Scientific Colloquium
April 15, 2015, 3:30 p.m., Building 3 Auditorium

"Eta Carinae: Astrophysical Laboratory for the Study of the Most Massive Stars"

Eta Carinae has fascinated astronomers since brightening in the 1840s to rival Sirius but then fading to the unaided eye. Today the Homunculus, a massive, dusty, molecular bipolar shell expands outward at 600 km/s. Its kinetic energy approaches that of a supernova event. The surviving core, a 5.54-year binary, is obscured in our line of sight by 4 to 5 magnitudes of primary wind. In another direction, the secondary wind periodically carves a cavity out of the primary wind, releasing prodigious amounts of far ultraviolet radiation that ionizes fossil winds from previous cycles. During each periastron passage, as happened this past August, the secondary star plunges deeply into the primary wind; its FUV radiation is captured and the fossil winds recombine leading to an on/off effect of a source exciting an astrophysical-size sample.

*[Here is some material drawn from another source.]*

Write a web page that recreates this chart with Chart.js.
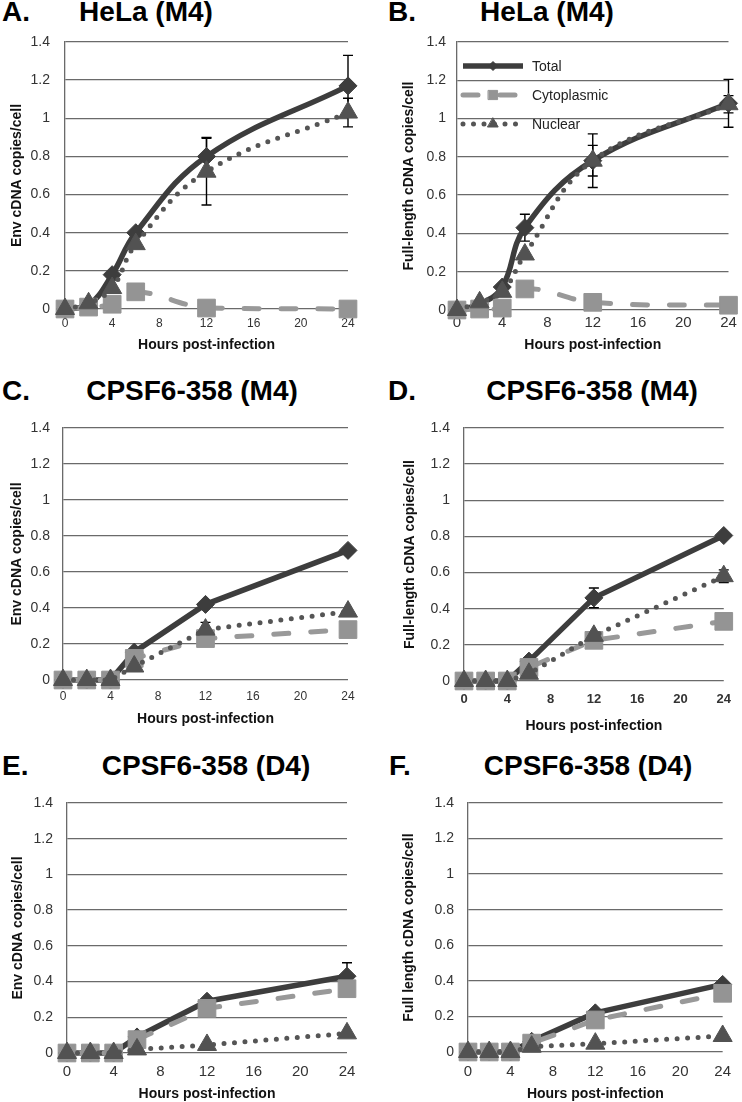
<!DOCTYPE html>
<html><head><meta charset="utf-8">
<script src="https://cdn.jsdelivr.net/npm/chart.js@4.4.0/dist/chart.umd.min.js"></script>
<style>
html,body{margin:0;padding:0;background:#fff;}
#page{position:relative;width:742px;height:1102px;overflow:hidden;background:#fff;font-family:"Liberation Sans",Arial,sans-serif;}
canvas.cv{position:absolute;}
.ttl{position:absolute;font-weight:bold;font-size:28px;line-height:28px;color:#000;white-space:nowrap;}
.ctr{text-align:center;width:320px;}
</style></head><body><div id="page"></div>
<script>
// ---------- data ----------
const hours = [0, 2, 4, 6, 12, 24];
const xTickValues = [0, 4, 8, 12, 16, 20, 24];
const yTickValues = [0, 0.2, 0.4, 0.6, 0.8, 1, 1.2, 1.4];
const seriesNames = ['Total', 'Cytoplasmic', 'Nuclear'];
const panelLetters = ['A.', 'B.', 'C.', 'D.', 'E.', 'F.'];
const panelTitles = ['HeLa (M4)', 'HeLa (M4)', 'CPSF6-358 (M4)', 'CPSF6-358 (M4)', 'CPSF6-358 (D4)', 'CPSF6-358 (D4)'];
const yAxisTitles = ['Env cDNA copies/cell', 'Full-length cDNA copies/cell', 'Env cDNA copies/cell',
                     'Full-length cDNA copies/cell', 'Env cDNA copies/cell', 'Full length cDNA copies/cell'];
const xAxisTitle = 'Hours post-infection';

// Panel A
const totalA = [0, 0.02, 0.18, 0.40, 0.80, 1.17];
const cytoA  = [0, 0.01, 0.025, 0.09, 0.005, 0];
const nucA   = [0, 0.03, 0.11, 0.34, 0.72, 1.03];
const totalErrA = [0, 0, 0, 0, 0.10, 0.16];
const nucErrA   = [0, 0, 0, 0, 0.175, 0.075];
// Panel B
const totalB = [0, 0.03, 0.12, 0.43, 0.78, 1.08];
const cytoB  = [0, 0.005, 0.01, 0.11, 0.04, 0.025];
const nucB   = [0, 0.04, 0.095, 0.29, 0.78, 1.075];
const totalErrB = [0, 0, 0, 0.07, 0.14, 0.125];
const nucErrB   = [0, 0, 0, 0, 0.08, 0.045];
// Panel C
const totalC = [0, 0, 0, 0.155, 0.42, 0.72];
const cytoC  = [0, 0, 0, 0.12, 0.23, 0.28];
const nucC   = [0, 0, 0, 0.075, 0.28, 0.38];
const totalErrC = [0, 0, 0, 0, 0, 0];
const nucErrC   = [0, 0, 0, 0, 0.04, 0];
// Panel D
const totalD = [0, 0, 0, 0.11, 0.46, 0.805];
const cytoD  = [0, 0, 0, 0.075, 0.225, 0.33];
const nucD   = [0, 0, 0, 0.04, 0.25, 0.58];
const totalErrD = [0, 0, 0, 0, 0.055, 0];
const nucErrD   = [0, 0, 0, 0, 0, 0.035];
// Panel E
const totalE = [0, 0, 0, 0.09, 0.29, 0.43];
const cytoE  = [0, 0, 0, 0.075, 0.25, 0.36];
const nucE   = [0, 0, 0, 0.02, 0.045, 0.11];
const totalErrE = [0, 0, 0, 0, 0, 0.075];
const nucErrE   = [0, 0, 0, 0, 0, 0];
// Panel F
const totalF = [0, 0, 0, 0.06, 0.22, 0.38];
const cytoF  = [0, 0, 0, 0.05, 0.18, 0.33];
const nucF   = [0, 0, 0, 0.03, 0.047, 0.09];
const totalErrF = [0, 0, 0, 0, 0, 0];
const nucErrF   = [0, 0, 0, 0, 0, 0];

const panelData = [
  {tot: totalA, cyt: cytoA, nuc: nucA, totErr: totalErrA, nucErr: nucErrA, smooth: true, legend: false},
  {tot: totalB, cyt: cytoB, nuc: nucB, totErr: totalErrB, nucErr: nucErrB, smooth: true, legend: true},
  {tot: totalC, cyt: cytoC, nuc: nucC, totErr: totalErrC, nucErr: nucErrC, smooth: false, legend: false},
  {tot: totalD, cyt: cytoD, nuc: nucD, totErr: totalErrD, nucErr: nucErrD, smooth: false, legend: false},
  {tot: totalE, cyt: cytoE, nuc: nucE, totErr: totalErrE, nucErr: nucErrE, smooth: false, legend: false},
  {tot: totalF, cyt: cytoF, nuc: nucF, totErr: totalErrF, nucErr: nucErrF, smooth: false, legend: false}
];

// ---------- layout ----------
const FONT = '"Liberation Sans", Arial, sans-serif';
const layout = [
  {cx:0,   cy:0,   cw:371, ch:365, L:65,  R:348, T:42,  B:309,  yTickPad:15, yTitlePad:10, xTickSize:12, xTickBold:false, xTickPad:7,  xTitlePad:13, letterX:2,   titleC:146, titleY:12},
  {cx:371, cy:0,   cw:371, ch:365, L:457, R:733, T:42,  B:310,  yTickPad:11, yTitlePad:31, xTickSize:15, xTickBold:false, xTickPad:4,  xTitlePad:13, letterX:388, titleC:547, titleY:12},
  {cx:0,   cy:365, cw:371, ch:375, L:63,  R:348, T:428, B:680,  yTickPad:13, yTitlePad:10, xTickSize:12, xTickBold:false, xTickPad:9,  xTitlePad:14, letterX:2,   titleC:192, titleY:391},
  {cx:371, cy:365, cw:371, ch:375, L:464, R:731, T:428, B:681,  yTickPad:14, yTitlePad:32, xTickSize:13, xTickBold:true,  xTickPad:11, xTitlePad:7,  letterX:388, titleC:592, titleY:391},
  {cx:0,   cy:740, cw:371, ch:362, L:67,  R:347, T:803, B:1053, yTickPad:14, yTitlePad:11, xTickSize:15, xTickBold:false, xTickPad:10, xTitlePad:1,  letterX:2,   titleC:206, titleY:766},
  {cx:371, cy:740, cw:371, ch:362, L:468, R:730, T:803, B:1052, yTickPad:14, yTitlePad:31, xTickSize:15, xTickBold:false, xTickPad:11, xTitlePad:1,  letterX:389, titleC:588, titleY:766}
];

const styles = {
  total: {color: '#3d3d3d', width: 5.5},
  cyto:  {color: '#999999', fill: '#949494', width: 5},
  nuc:   {color: '#555555', fill: '#525252', width: 5},
  grid:  '#6a6a6a',
  tick:  '#333333'
};

const page = document.getElementById('page');

function toPoints(arr) { return hours.map((h, i) => ({x: h, y: arr[i]})); }

function makeDatasets(d) {
  const t = d.smooth ? 0.4 : 0;
  return [
    {label: seriesNames[0], data: toPoints(d.tot), borderColor: styles.total.color, backgroundColor: styles.total.color,
     borderWidth: styles.total.width, borderJoinStyle: 'round', pointStyle: 'rectRot', pointRadius: 9,
     pointBorderWidth: 1, pointBorderColor: styles.total.color, pointBackgroundColor: styles.total.color,
     tension: t, order: 2, clip: false, errors: d.totErr, legendRadius: 4.5},
    {label: seriesNames[1], data: toPoints(d.cyt), borderColor: styles.cyto.color, backgroundColor: styles.cyto.fill,
     borderWidth: styles.cyto.width, borderDash: [15, 22], borderCapStyle: 'round', pointStyle: 'rect', pointRadius: 12.5,
     pointBorderWidth: 1, pointBorderColor: styles.cyto.fill, pointBackgroundColor: styles.cyto.fill,
     tension: t, order: 1, clip: false, errors: null, legendRadius: 6.5},
    {label: seriesNames[2], data: toPoints(d.nuc), borderColor: styles.nuc.color, backgroundColor: styles.nuc.fill,
     borderWidth: styles.nuc.width, borderDash: [0, 10.5], borderCapStyle: 'round', pointStyle: 'triangle', pointRadius: 11,
     pointBorderWidth: 1, pointBorderColor: styles.nuc.fill, pointBackgroundColor: styles.nuc.fill,
     tension: t, order: 0, clip: false, errors: d.nucErr, legendRadius: 6}
  ];
}

const errorBarPlugin = {
  id: 'errBars',
  beforeDatasetsDraw(chart) {
    const ctx = chart.ctx, xs = chart.scales.x, ys = chart.scales.y;
    ctx.save();
    ctx.strokeStyle = '#000';
    ctx.lineWidth = 1.4;
    chart.data.datasets.forEach(ds => {
      if (!ds.errors) return;
      ds.data.forEach((p, j) => {
        const e = ds.errors[j];
        if (!e) return;
        const x = xs.getPixelForValue(p.x);
        const y1 = ys.getPixelForValue(p.y + e);
        const y2 = ys.getPixelForValue(p.y - e);
        ctx.beginPath();
        ctx.moveTo(x, y1); ctx.lineTo(x, y2);
        ctx.moveTo(x - 5, y1); ctx.lineTo(x + 5, y1);
        ctx.moveTo(x - 5, y2); ctx.lineTo(x + 5, y2);
        ctx.stroke();
      });
    });
    ctx.restore();
  }
};

const insideLegendPlugin = {
  id: 'insideLegend',
  afterDatasetsDraw(chart, args, opts) {
    if (!opts || !opts.show) return;
    const ctx = chart.ctx, a = chart.chartArea;
    chart.data.datasets.forEach((ds, k) => {
      const y = a.top + 24 + k * 29;
      const x0 = a.left + 6, x1 = a.left + 66, xm = a.left + 36;
      ctx.save();
      ctx.strokeStyle = ds.borderColor;
      ctx.lineWidth = ds.borderWidth;
      ctx.lineCap = ds.borderCapStyle || 'butt';
      ctx.setLineDash(ds.borderDash || []);
      ctx.beginPath(); ctx.moveTo(x0, y); ctx.lineTo(x1, y); ctx.stroke();
      ctx.setLineDash([]);
      ctx.fillStyle = ds.pointBackgroundColor;
      ctx.strokeStyle = ds.pointBorderColor;
      ctx.lineWidth = 1;
      Chart.helpers.drawPoint(ctx, {pointStyle: ds.pointStyle, radius: ds.legendRadius, borderWidth: 1, rotation: 0}, xm, y);
      ctx.fillStyle = '#222';
      ctx.font = '14px ' + FONT;
      ctx.textAlign = 'left';
      ctx.textBaseline = 'middle';
      ctx.fillText(ds.label, a.left + 75, y + 1);
      ctx.restore();
    });
  }
};

layout.forEach((p, i) => {
  const d = panelData[i];
  // titles (real text)
  const letter = document.createElement('div');
  letter.className = 'ttl';
  letter.style.left = p.letterX + 'px';
  letter.style.top = (p.titleY - 13.7) + 'px';
  letter.textContent = panelLetters[i];
  page.appendChild(letter);
  const title = document.createElement('div');
  title.className = 'ttl ctr';
  title.style.left = (p.titleC - 160) + 'px';
  title.style.top = (p.titleY - 13.7) + 'px';
  title.textContent = panelTitles[i];
  page.appendChild(title);

  const cv = document.createElement('canvas');
  cv.className = 'cv';
  cv.width = p.cw; cv.height = p.ch;
  cv.style.left = p.cx + 'px'; cv.style.top = p.cy + 'px';
  cv.style.width = p.cw + 'px'; cv.style.height = p.ch + 'px';
  page.appendChild(cv);

  new Chart(cv, {
    type: 'line',
    data: {datasets: makeDatasets(d)},
    plugins: [errorBarPlugin, insideLegendPlugin],
    options: {
      responsive: false,
      animation: false,
      devicePixelRatio: 1,
      events: [],
      layout: {padding: {left: 0, top: p.T - p.cy, right: p.cx + p.cw - p.R, bottom: 0}},
      plugins: {
        legend: {display: false},
        tooltip: {enabled: false},
        title: {display: false},
        insideLegend: {show: d.legend}
      },
      scales: {
        x: {
          type: 'linear', min: 0, max: 24,
          afterBuildTicks: s => { s.ticks = xTickValues.map(v => ({value: v})); },
          afterFit: s => { s.height = p.cy + p.ch - p.B; },
          grid: {display: false, drawTicks: false},
          border: {display: false},
          ticks: {
            color: styles.tick, padding: p.xTickPad, maxRotation: 0, autoSkip: false,
            font: {family: FONT, size: p.xTickSize, weight: p.xTickBold ? 'bold' : 'normal'},
            callback: v => String(v)
          },
          title: {display: true, text: xAxisTitle, color: '#111',
                  font: {family: FONT, size: 14, weight: 'bold', lineHeight: 1},
                  padding: {top: 0, bottom: p.xTitlePad}}
        },
        y: {
          type: 'linear', min: 0, max: 1.4,
          afterBuildTicks: s => { s.ticks = yTickValues.map(v => ({value: v})); },
          afterFit: s => { s.width = p.L - p.cx; },
          grid: {color: styles.grid, lineWidth: 1.3, drawTicks: false},
          border: {display: true, color: styles.grid, width: 1.3},
          ticks: {
            color: styles.tick, padding: p.yTickPad, autoSkip: false,
            font: {family: FONT, size: 14},
            callback: v => String(v)
          },
          title: {display: true, text: yAxisTitles[i], color: '#111',
                  font: {family: FONT, size: 14, weight: 'bold', lineHeight: 1},
                  padding: {top: p.yTitlePad, bottom: 0}}
        }
      }
    }
  });
});
</script>
</body></html>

Over the past 17 years, my colleagues and I have shared multispectral studies and 3D hydrodynamic modeling of this fascinating system. We have gained much insight about the end-stages of present day, very massive, short-lived stars and the first stars in our early universe.

About the Speaker:

Ted Gull has been an astrophysicist at Goddard since 1977. He worked with the International Ultraviolet Explorer, Hubble Space Telescope, was Mission Scientist for the Astro-1 Mission that flew in December 1990 and served as Associate Chief of the Laboratory for Astronomy and Solar Physics. Previously he developed imaging spectrographs for the NASA Learjet and the 4-Meter Telescopes at Kitt Peak National Observatory and Cerro Tololo Inter-American Observatory. He helped develop the shuttle Spacelab through the Astronaut Office at Johnson Space Center. He will retire this June.